### [Exercise requirements]
Output each line of the material exactly as it stands.

### [Data shown]
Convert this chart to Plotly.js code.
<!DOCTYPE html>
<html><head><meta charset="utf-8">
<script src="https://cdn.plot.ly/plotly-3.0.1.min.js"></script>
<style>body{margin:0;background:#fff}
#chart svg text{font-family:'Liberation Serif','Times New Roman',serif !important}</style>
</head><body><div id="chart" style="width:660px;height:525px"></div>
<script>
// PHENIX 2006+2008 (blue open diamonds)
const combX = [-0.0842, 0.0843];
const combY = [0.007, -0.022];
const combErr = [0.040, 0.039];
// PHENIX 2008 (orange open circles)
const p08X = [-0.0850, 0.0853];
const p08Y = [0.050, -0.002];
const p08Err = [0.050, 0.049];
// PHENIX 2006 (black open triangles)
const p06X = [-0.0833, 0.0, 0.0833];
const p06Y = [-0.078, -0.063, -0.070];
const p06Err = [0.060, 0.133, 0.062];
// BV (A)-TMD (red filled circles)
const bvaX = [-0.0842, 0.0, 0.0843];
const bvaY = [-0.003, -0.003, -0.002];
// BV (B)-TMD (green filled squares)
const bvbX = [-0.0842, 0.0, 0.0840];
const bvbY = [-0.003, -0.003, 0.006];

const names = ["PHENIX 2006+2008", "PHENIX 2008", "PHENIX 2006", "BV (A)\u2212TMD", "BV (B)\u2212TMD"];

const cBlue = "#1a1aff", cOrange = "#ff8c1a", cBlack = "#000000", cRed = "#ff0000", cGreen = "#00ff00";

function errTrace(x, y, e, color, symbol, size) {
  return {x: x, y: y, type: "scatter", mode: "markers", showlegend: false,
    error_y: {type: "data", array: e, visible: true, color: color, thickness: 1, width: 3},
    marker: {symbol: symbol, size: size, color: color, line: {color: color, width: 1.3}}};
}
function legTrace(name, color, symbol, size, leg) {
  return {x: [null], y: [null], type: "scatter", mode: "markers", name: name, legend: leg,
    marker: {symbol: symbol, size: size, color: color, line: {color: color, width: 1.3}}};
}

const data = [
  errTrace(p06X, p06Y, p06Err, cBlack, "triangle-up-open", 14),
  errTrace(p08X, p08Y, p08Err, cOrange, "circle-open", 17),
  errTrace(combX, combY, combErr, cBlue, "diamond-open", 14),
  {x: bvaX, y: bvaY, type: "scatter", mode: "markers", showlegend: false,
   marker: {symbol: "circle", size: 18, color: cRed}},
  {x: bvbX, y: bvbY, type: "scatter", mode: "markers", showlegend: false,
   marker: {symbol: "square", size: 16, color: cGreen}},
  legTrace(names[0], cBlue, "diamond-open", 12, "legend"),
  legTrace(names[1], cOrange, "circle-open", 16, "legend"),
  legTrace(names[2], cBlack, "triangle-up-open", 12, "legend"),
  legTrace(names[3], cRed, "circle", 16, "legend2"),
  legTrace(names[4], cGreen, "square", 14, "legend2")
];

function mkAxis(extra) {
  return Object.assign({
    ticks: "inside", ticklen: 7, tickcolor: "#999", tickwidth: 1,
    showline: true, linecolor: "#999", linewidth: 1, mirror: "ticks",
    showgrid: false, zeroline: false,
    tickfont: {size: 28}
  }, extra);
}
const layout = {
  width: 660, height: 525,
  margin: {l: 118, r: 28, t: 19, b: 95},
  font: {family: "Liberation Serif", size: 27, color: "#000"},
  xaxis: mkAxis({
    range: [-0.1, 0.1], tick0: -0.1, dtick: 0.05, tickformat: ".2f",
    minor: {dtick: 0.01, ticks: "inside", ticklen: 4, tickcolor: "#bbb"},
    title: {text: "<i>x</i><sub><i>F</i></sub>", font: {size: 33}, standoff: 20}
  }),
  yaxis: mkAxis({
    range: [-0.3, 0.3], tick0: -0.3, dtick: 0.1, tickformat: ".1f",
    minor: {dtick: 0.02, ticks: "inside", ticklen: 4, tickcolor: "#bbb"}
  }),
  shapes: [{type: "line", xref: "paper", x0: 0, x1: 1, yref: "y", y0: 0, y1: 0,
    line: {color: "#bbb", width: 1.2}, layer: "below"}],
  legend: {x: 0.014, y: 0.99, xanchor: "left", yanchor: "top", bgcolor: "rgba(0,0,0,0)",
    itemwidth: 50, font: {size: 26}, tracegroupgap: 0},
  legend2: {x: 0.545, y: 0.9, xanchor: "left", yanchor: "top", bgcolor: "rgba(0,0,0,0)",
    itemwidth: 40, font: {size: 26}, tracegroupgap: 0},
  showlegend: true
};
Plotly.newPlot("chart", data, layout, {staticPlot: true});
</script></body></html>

### [Completed task]
Convert this chart to Plotly.js code.
<!DOCTYPE html>
<html><head><meta charset="utf-8">
<script src="https://cdn.plot.ly/plotly-3.0.1.min.js"></script>
<style>body{margin:0;background:#fff}
#chart svg text{font-family:'Liberation Serif','Times New Roman',serif !important}</style>
</head><body><div id="chart" style="width:660px;height:525px"></div>
<script>
// PHENIX 2006+2008 (blue open diamonds)
const combX = [-0.0842, 0.0843];
const combY = [0.007, -0.022];
const combErr = [0.040, 0.039];
// PHENIX 2008 (orange open circles)
const p08X = [-0.0850, 0.0853];
const p08Y = [0.050, -0.002];
const p08Err = [0.050, 0.049];
// PHENIX 2006 (black open triangles)
const p06X = [-0.0833, 0.0, 0.0833];
const p06Y = [-0.078, -0.063, -0.070];
const p06Err = [0.060, 0.133, 0.062];
// BV (A)-TMD (red filled circles)
const bvaX = [-0.0842, 0.0, 0.0843];
const bvaY = [-0.003, -0.003, -0.002];
// BV (B)-TMD (green filled squares)
const bvbX = [-0.0842, 0.0, 0.0840];
const bvbY = [-0.003, -0.003, 0.006];

const names = ["PHENIX 2006+2008", "PHENIX 2008", "PHENIX 2006", "BV (A)\u2212TMD", "BV (B)\u2212TMD"];

const cBlue = "#1a1aff", cOrange = "#ff8c1a", cBlack = "#000000", cRed = "#ff0000", cGreen = "#00ff00";

function errTrace(x, y, e, color, symbol, size) {
  return {x: x, y: y, type: "scatter", mode: "markers", showlegend: false,
    error_y: {type: "data", array: e, visible: true, color: color, thickness: 1, width: 3},
    marker: {symbol: symbol, size: size, color: color, line: {color: color, width: 1.3}}};
}
function legTrace(name, color, symbol, size, leg) {
  return {x: [null], y: [null], type: "scatter", mode: "markers", name: name, legend: leg,
    marker: {symbol: symbol, size: size, color: color, line: {color: color, width: 1.3}}};
}

const data = [
  errTrace(p06X, p06Y, p06Err, cBlack, "triangle-up-open", 14),
  errTrace(p08X, p08Y, p08Err, cOrange, "circle-open", 17),
  errTrace(combX, combY, combErr, cBlue, "diamond-open", 14),
  {x: bvaX, y: bvaY, type: "scatter", mode: "markers", showlegend: false,
   marker: {symbol: "circle", size: 18, color: cRed}},
  {x: bvbX, y: bvbY, type: "scatter", mode: "markers", showlegend: false,
   marker: {symbol: "square", size: 16, color: cGreen}},
  legTrace(names[0], cBlue, "diamond-open", 12, "legend"),
  legTrace(names[1], cOrange, "circle-open", 16, "legend"),
  legTrace(names[2], cBlack, "triangle-up-open", 12, "legend"),
  legTrace(names[3], cRed, "circle", 16, "legend2"),
  legTrace(names[4], cGreen, "square", 14, "legend2")
];

function mkAxis(extra) {
  return Object.assign({
    ticks: "inside", ticklen: 7, tickcolor: "#999", tickwidth: 1,
    showline: true, linecolor: "#999", linewidth: 1, mirror: "ticks",
    showgrid: false, zeroline: false,
    tickfont: {size: 28}
  }, extra);
}
const layout = {
  width: 660, height: 525,
  margin: {l: 118, r: 28, t: 19, b: 95},
  font: {family: "Liberation Serif", size: 27, color: "#000"},
  xaxis: mkAxis({
    range: [-0.1, 0.1], tick0: -0.1, dtick: 0.05, tickformat: ".2f",
    minor: {dtick: 0.01, ticks: "inside", ticklen: 4, tickcolor: "#bbb"},
    title: {text: "<i>x</i><sub><i>F</i></sub>", font: {size: 33}, standoff: 20}
  }),
  yaxis: mkAxis({
    range: [-0.3, 0.3], tick0: -0.3, dtick: 0.1, tickformat: ".1f",
    minor: {dtick: 0.02, ticks: "inside", ticklen: 4, tickcolor: "#bbb"}
  }),
  shapes: [{type: "line", xref: "paper", x0: 0, x1: 1, yref: "y", y0: 0, y1: 0,
    line: {color: "#bbb", width: 1.2}, layer: "below"}],
  legend: {x: 0.014, y: 0.99, xanchor: "left", yanchor: "top", bgcolor: "rgba(0,0,0,0)",
    itemwidth: 50, font: {size: 26}, tracegroupgap: 0},
  legend2: {x: 0.545, y: 0.9, xanchor: "left", yanchor: "top", bgcolor: "rgba(0,0,0,0)",
    itemwidth: 40, font: {size: 26}, tracegroupgap: 0},
  showlegend: true
};
Plotly.newPlot("chart", data, layout, {staticPlot: true});
</script></body></html>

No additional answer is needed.